Mudhoney frontman Mark Arm was asked in a recent interview with if he is bitter that Mudhoney haven’t had the same commercial success as fellow Seattle bands Pearl Jam and Soundgarden. Arm responded, “Not at all. These are all old good friends of mine and I’ve always been nothing but happy for their success.” Arm also said there’s a reason Jeff Ament and Stone Gossard went off and did their own thing after Green River, “There’s a reason that Green River split up. They’re making their own way doing their own their music and we’re totally content in our little world making our own music.”

  • Raj

    Sometimes not having a lot of commercial success can be a good thing, look at what happened to Kurt Cobain and Layne Stayley.

    Sure, maybe you won’t sign to a major label,sell as many records, play in big arenas, have millions of fans but sometimes living a quieter life is better. It’s what the big guys miss.

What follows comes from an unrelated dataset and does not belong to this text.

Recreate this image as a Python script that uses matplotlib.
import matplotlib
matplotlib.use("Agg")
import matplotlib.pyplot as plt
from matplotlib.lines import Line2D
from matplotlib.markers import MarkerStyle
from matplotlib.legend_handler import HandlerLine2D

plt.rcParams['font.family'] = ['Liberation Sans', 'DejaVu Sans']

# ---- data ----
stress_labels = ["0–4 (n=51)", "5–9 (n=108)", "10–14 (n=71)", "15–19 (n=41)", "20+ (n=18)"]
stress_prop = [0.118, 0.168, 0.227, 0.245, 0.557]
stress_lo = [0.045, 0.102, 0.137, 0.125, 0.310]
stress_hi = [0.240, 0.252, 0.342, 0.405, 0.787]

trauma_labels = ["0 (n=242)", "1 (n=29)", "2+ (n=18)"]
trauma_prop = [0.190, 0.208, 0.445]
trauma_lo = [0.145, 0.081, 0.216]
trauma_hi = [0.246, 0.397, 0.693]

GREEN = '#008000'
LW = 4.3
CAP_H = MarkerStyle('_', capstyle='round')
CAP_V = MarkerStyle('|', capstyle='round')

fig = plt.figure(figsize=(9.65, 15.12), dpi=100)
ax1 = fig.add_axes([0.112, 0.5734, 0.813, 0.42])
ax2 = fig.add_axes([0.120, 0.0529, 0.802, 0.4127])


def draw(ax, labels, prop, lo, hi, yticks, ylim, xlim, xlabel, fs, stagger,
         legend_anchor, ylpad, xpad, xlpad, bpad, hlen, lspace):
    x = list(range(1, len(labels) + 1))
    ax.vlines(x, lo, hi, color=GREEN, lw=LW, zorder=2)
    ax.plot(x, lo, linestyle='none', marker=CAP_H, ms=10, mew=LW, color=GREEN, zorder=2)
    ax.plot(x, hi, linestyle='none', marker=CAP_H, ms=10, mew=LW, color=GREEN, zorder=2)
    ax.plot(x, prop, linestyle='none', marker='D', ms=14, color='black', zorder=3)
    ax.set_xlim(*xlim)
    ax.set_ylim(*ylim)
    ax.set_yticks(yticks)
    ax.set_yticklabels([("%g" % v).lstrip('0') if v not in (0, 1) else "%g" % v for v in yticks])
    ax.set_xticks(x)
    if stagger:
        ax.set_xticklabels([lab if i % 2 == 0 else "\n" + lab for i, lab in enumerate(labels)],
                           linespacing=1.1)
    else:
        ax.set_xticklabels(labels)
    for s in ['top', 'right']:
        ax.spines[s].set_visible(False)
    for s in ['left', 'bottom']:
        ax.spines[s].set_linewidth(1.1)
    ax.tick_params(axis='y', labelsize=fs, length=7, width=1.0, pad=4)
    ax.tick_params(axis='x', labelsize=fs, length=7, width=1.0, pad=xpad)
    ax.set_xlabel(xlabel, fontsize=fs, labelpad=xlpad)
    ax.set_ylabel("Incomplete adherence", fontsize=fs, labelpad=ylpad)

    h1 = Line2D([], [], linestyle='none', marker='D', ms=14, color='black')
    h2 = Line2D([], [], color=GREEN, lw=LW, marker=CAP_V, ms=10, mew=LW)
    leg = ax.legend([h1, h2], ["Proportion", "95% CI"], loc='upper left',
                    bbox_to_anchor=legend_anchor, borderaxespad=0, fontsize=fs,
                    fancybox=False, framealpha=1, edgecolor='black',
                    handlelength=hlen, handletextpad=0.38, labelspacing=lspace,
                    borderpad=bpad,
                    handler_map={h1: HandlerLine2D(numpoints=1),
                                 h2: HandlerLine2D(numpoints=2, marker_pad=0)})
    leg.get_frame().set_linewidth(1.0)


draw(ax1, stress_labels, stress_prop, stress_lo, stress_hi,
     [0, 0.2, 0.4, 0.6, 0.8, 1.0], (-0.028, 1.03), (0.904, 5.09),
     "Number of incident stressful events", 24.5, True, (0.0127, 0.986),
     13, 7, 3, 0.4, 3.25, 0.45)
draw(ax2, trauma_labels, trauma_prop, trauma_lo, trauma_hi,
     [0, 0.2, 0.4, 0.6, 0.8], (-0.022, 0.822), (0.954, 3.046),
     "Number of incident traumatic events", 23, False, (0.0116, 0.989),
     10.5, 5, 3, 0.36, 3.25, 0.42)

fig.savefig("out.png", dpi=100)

    The Melvins, Mudhoney, Tad, Sonic Youth, etc. keep chugging along and just doing their thing.

  • GenXLady

    Mudhoney always gets held up as the band that didn’t compromise themselves to get on a major label. Whether or not that’s true, it seems like the guys in the band ended up being content people in life. There is something to be said for that. Aren’t they releasing a new album soon too? Awesome.

  • Pingfah

    They are a well known and respected name in rock circles, and have the opportunity to make a living doing what they love. That’s a dream come true for any musician, so I am not surprised he is not bitter.

  • Rooster

    I like bands like Mudhoney. Bands that my dad thinks haven’t ‘made it’ but still make a pretty good living touring and making records.

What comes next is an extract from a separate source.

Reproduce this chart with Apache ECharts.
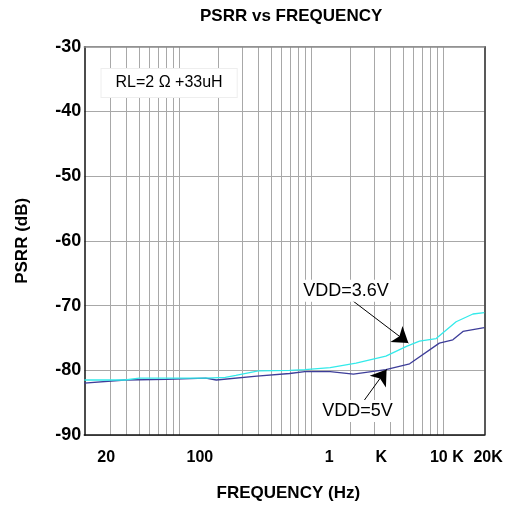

  • a lone voice of reason

    Doesn’t Mark Arm work for Sub Pop to make ends meet as he can’t make a living from Mudhoney?

  • johnny208

    Mudhoney don’t make a living from music entirely. Yes, Mark works for sb, Guy works at a hospital and Steve and Dan probably have something to else to do too. Can’t wait for Vanishing Point!

  • Christine

    Why would any of them be, they did/do what they do because they like it and their catalog stands onto itself. Bands owe Mudhoney, Dinosaur Jr., and Sonic Youth a debt of gratitude in a mutual admiration society sort of way.

    Mark Arm Works for SubPop because he wants to do so. His family is fine. He’s not in poverty, he remains one of us.

  • Grungecaster 1

    The true essence of the grunge rock music community is that each artists makes up their own ideals about what rock should sound like, so for a dedicated band like Mudhoney to not sell out to the big corporate industry but instead stay to their true ideals of making rock music that some people can listen to and relate to, that says a lot too :) Pearl Jam and Soundgarden wanted to become big time rock bands so they that everyone of all demographics and social-cultural backgrounds can listen to and appreciate. I think its a good balance. There are lots of original punk , garage and grunge bands today and back in the 1980s and 1990s who havent seen the big time success, bands like Bad Religion, Social Distortion, Rocket From The Crypt, The Mooney Suzuki, The Dirtbombs and Pennywise have all had fairly successful albums and sold out shows , sometimes without the support of the big record companies. We need more bands like that in todays washed up empty popular industry which doesnt value true musicianship, instead only respects style over substance.

  • Silver

    I think all of this is bullshit, of course they wanted to go mainstream and be successful, of course anyone who is on the music industry is waiting for a big corporate industry to represent them and invest on them, is not that they wanted to stay true to their ideas and therefore they didn’t go mainstream
    PJ, SG, nirvana, AIC, they all stayed true to their ideas the only difference is that some music corporate thought they were good enough to make some good money and sell records, this thing didn’t happen with Mudhoney or The Melvins or other bands
    I’m not telling that they are not good, only that they were not good enough to become a successful band

  • Christine

    @GC1, thank you for mentioning Social Distortion. Props.

  • Deviate

    I wouldn’t say they they “weren’t good enough to become successful” because they absolutely were/are. Just look at all the garbage out there that was/is successful for crying out loud.

    I believe the issue is that they just weren’t as marketable as their peers that were. They didn’t showcase the “image” that the industry was trying to exploit during various times.

    And I do like to think that Mark and these guys are perfectly content with their more humble, niche based, less-radio-mainstream exposure careers, where they don’t feel like they constantly have to conform to what everyone else wants or says they should sound like.

  • qerty

    Mark’s a standup guy. When Green River split he didn’t try to restart a new one with replacement band members unlike *some* Seattle folk out there.